The study and discussion of apparitions developed in a different direction in the 1970s, with the work of Celia Green and Charles McCreery. They were not primarily interested in the question of whether apparitions could shed any light on the existence or otherwise of telepathy, or in the survival question; instead they were concerned to analyse a large number of cases with a view to providing a taxonomy of the different types of experience, viewed simply as a type of anomalous perceptual experience or hallucination.

One of the points that was highlighted by their work was point (2) listed above, namely that ‘real-life’ accounts of apparitional experiences differ markedly from the traditional or literary ghost story. These are some of the more notable differences, at least as indicated by their own collection of 1800 firsthand accounts:

  • Subjects of apparitional experiences are by no means always frightened by the experience; indeed they may find them soothing or reassuring at times of crisis or ongoing stress in their lives.
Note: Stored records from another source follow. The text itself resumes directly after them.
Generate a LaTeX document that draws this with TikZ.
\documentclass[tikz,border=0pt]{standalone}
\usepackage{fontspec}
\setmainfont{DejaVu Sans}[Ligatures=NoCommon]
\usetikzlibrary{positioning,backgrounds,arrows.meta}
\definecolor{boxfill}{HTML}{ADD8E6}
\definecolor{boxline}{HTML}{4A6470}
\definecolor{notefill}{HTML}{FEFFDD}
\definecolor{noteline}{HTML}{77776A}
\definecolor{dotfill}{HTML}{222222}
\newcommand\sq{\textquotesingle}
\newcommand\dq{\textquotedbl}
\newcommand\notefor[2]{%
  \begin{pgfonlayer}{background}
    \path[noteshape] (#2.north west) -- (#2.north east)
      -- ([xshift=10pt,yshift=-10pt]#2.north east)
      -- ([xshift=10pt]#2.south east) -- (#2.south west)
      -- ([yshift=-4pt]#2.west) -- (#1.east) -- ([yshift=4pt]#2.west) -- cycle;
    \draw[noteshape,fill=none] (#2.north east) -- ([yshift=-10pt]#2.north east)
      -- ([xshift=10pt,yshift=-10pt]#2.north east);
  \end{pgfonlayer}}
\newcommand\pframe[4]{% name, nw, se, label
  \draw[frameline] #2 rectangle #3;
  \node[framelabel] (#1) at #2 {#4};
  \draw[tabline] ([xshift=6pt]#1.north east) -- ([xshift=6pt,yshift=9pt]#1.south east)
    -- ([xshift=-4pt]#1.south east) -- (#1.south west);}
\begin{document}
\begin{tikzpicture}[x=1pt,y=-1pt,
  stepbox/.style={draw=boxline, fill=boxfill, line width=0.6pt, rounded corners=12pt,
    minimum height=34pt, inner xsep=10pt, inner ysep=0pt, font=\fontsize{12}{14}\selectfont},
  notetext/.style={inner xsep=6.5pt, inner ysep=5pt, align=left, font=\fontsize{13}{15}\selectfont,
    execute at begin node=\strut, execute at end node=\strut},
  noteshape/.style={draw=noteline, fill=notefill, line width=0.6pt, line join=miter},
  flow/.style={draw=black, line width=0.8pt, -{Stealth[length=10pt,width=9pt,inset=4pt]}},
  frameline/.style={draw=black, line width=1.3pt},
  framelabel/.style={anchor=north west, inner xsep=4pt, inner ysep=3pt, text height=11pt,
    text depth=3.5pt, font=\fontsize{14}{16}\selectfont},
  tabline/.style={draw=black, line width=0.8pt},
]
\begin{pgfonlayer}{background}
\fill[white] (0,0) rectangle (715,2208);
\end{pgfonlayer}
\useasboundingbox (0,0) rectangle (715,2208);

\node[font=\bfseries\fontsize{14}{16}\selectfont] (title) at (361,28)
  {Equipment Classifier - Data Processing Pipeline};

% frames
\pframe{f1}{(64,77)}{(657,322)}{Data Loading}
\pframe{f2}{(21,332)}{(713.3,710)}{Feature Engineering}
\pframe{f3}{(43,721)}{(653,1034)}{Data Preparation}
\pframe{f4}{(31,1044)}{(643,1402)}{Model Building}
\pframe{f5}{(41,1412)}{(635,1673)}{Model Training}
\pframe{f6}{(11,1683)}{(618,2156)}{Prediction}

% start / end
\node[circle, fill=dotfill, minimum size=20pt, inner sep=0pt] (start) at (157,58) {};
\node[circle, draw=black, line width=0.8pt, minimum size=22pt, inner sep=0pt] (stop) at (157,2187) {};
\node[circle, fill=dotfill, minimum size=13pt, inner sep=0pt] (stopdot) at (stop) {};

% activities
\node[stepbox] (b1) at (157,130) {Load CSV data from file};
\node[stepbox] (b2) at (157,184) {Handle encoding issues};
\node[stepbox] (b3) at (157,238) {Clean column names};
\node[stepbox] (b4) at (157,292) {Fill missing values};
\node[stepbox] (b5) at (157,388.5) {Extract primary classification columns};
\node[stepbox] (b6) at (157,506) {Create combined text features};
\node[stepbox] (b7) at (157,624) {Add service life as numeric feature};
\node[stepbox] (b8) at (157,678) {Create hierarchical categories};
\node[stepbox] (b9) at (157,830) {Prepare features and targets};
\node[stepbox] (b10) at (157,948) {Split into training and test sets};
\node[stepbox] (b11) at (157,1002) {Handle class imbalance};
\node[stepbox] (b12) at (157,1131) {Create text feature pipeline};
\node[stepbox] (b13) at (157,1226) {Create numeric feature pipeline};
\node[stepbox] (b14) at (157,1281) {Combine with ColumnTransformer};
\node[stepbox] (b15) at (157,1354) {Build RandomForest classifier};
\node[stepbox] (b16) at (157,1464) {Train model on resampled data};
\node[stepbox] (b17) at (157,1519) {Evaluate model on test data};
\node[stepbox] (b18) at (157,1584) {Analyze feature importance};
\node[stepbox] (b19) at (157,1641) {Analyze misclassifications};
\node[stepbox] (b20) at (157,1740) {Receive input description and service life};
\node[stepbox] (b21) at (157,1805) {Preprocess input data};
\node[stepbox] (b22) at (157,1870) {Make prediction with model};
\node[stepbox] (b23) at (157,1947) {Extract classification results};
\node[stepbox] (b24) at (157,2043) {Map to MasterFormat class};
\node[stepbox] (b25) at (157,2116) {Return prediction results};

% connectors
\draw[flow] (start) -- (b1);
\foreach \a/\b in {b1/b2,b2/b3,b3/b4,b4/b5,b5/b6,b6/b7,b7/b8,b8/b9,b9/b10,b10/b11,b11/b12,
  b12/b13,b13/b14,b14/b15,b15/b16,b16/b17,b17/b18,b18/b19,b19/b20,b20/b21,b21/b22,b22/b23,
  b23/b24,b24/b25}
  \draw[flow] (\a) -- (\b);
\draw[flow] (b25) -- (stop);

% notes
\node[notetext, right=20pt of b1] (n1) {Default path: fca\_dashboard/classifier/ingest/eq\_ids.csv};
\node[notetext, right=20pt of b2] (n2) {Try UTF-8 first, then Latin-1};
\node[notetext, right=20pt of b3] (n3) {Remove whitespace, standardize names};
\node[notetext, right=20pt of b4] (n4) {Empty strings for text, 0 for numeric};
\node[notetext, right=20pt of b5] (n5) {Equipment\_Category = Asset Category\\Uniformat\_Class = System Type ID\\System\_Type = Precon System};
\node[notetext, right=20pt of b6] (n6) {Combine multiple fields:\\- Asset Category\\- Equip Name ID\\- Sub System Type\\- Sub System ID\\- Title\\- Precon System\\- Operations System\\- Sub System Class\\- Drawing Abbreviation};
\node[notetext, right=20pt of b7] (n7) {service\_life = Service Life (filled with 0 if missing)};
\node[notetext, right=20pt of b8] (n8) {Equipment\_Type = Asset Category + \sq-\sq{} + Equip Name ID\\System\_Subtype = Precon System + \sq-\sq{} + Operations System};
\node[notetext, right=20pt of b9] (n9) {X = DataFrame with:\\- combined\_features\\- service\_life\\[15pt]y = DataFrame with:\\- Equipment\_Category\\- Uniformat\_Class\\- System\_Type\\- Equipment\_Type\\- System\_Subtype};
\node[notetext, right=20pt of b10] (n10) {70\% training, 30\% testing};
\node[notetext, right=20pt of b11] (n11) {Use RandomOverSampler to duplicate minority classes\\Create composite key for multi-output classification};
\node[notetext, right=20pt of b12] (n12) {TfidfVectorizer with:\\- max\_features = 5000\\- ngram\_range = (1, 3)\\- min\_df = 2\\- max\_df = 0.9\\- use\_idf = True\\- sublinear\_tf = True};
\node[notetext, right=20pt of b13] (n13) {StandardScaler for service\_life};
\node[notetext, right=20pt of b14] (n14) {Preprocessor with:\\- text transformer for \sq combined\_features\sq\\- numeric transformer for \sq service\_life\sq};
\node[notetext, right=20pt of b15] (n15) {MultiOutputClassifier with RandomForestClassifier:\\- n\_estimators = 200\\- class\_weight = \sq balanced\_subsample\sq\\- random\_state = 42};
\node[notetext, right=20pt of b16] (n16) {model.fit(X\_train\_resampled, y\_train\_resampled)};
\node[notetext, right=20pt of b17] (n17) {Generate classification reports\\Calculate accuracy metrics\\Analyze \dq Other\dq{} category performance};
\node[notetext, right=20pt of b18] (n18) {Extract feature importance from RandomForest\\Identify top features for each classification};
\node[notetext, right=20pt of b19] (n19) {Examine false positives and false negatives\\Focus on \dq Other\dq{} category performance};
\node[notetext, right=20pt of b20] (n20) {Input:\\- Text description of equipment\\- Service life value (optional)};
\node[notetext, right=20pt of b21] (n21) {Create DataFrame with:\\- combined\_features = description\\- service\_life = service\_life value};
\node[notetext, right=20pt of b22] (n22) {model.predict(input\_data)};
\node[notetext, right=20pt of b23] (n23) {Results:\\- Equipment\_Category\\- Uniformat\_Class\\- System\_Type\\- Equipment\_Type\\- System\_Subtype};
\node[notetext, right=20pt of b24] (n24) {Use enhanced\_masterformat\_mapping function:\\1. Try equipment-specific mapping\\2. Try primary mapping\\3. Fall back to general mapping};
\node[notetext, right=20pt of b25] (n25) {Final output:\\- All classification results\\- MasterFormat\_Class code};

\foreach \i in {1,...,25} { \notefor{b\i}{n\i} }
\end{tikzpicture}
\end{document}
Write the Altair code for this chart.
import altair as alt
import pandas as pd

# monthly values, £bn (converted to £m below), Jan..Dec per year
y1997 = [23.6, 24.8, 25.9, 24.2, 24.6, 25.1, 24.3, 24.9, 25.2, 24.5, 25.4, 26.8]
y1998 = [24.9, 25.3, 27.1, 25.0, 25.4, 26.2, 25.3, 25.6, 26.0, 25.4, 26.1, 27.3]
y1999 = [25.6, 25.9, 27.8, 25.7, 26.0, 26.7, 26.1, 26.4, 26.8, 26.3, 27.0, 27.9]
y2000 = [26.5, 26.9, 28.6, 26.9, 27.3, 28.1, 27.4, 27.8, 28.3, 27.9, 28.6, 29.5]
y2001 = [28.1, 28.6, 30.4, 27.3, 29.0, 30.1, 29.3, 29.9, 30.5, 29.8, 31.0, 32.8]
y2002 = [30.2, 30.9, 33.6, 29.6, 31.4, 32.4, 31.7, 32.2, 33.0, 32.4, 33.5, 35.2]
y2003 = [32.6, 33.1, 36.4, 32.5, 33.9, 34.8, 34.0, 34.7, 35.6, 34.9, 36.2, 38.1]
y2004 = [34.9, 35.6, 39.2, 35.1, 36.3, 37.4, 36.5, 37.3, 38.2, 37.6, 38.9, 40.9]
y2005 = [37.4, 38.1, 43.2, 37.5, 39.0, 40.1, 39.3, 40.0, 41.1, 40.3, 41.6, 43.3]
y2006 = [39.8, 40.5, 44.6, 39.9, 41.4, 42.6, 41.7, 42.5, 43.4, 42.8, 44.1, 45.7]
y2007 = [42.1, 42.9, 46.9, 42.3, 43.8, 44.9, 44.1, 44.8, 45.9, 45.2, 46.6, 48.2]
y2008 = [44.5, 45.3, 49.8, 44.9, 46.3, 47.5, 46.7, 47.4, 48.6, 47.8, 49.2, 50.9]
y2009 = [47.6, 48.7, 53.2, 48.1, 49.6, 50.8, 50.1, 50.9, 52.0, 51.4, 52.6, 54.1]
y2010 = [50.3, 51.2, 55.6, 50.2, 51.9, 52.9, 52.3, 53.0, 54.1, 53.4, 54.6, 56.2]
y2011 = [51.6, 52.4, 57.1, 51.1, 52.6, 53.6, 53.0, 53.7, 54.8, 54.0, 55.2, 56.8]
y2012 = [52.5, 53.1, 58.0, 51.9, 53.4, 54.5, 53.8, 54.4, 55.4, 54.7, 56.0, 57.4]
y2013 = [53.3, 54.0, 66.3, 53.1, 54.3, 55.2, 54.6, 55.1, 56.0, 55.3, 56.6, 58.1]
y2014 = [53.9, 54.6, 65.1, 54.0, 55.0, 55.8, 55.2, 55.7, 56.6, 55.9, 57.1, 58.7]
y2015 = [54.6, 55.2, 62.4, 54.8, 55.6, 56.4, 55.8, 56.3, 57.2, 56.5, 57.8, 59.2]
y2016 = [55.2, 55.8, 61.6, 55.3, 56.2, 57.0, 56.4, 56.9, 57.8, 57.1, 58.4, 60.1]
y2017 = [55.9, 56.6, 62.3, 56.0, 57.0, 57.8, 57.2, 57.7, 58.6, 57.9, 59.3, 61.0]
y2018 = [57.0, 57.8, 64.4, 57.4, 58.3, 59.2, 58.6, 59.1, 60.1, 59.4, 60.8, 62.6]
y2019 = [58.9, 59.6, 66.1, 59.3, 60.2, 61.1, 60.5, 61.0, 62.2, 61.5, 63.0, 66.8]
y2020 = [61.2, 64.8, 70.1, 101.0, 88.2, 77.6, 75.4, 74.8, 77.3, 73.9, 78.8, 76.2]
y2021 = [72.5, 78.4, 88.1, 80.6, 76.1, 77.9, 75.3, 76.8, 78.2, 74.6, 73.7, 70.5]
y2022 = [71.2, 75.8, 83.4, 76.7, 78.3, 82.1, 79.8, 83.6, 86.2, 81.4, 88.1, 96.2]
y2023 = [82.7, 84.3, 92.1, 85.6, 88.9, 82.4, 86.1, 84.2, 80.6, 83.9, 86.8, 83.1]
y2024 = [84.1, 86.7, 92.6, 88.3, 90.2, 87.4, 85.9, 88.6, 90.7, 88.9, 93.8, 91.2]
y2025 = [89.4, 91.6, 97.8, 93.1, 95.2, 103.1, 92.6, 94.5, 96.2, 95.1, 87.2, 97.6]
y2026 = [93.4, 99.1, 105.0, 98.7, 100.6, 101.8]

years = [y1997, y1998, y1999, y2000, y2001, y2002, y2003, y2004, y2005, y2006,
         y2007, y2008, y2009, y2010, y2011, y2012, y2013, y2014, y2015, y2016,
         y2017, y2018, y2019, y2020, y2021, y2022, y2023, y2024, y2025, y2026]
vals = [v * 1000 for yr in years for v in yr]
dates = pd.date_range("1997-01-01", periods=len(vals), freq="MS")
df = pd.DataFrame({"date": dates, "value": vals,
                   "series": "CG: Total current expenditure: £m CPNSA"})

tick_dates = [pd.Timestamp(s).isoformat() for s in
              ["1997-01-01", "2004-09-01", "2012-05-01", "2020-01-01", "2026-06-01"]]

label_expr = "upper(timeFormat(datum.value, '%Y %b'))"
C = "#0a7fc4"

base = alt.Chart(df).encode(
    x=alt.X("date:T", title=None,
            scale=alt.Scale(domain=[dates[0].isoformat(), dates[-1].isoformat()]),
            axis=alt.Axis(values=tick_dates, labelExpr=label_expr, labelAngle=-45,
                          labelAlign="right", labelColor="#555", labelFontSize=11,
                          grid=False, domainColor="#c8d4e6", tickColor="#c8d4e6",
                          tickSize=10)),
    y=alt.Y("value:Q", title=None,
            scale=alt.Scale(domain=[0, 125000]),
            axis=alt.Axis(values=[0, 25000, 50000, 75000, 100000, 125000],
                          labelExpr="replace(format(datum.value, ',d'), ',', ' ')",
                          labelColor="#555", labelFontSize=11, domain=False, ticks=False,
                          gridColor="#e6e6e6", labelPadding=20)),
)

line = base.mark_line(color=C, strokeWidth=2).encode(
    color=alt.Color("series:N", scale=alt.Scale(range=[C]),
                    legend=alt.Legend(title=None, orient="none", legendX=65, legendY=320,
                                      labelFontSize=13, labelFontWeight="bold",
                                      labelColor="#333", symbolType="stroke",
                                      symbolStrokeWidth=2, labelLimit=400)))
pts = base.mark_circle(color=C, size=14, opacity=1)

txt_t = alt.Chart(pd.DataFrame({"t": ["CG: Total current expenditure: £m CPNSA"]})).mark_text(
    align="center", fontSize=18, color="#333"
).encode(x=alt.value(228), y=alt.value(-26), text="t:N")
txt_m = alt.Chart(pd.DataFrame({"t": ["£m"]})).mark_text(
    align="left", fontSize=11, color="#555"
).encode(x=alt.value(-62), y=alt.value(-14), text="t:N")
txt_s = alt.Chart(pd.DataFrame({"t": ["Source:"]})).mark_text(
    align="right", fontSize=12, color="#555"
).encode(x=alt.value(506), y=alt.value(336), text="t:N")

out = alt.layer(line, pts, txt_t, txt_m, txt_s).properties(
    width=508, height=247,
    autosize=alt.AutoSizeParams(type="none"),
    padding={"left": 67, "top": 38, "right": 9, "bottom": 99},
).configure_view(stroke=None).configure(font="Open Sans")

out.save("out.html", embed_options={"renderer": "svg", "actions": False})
  • Spontaneous apparitional experiences tend to happen in humdrum or everyday surroundings, and under conditions of low central nervous system arousal, most often in the subject’s own home - while doing housework, for example. By contrast, subjects who visit reputedly haunted locations in hopes of ‘seeing a ghost’ are more often than not disappointed.
  • Apparitions tend to be reported as appearing solid and not transparent; indeed they may be so realistic in a variety of ways as to deceive the percipient as to their hallucinatory nature; in some cases the subject only achieves insight after the experience has ended.
  • It is unusual for an apparitional figure to engage in any verbal interaction with the percipient; this is consistent with the finding that the majority of such experiences only involve one sense (most commonly the visual).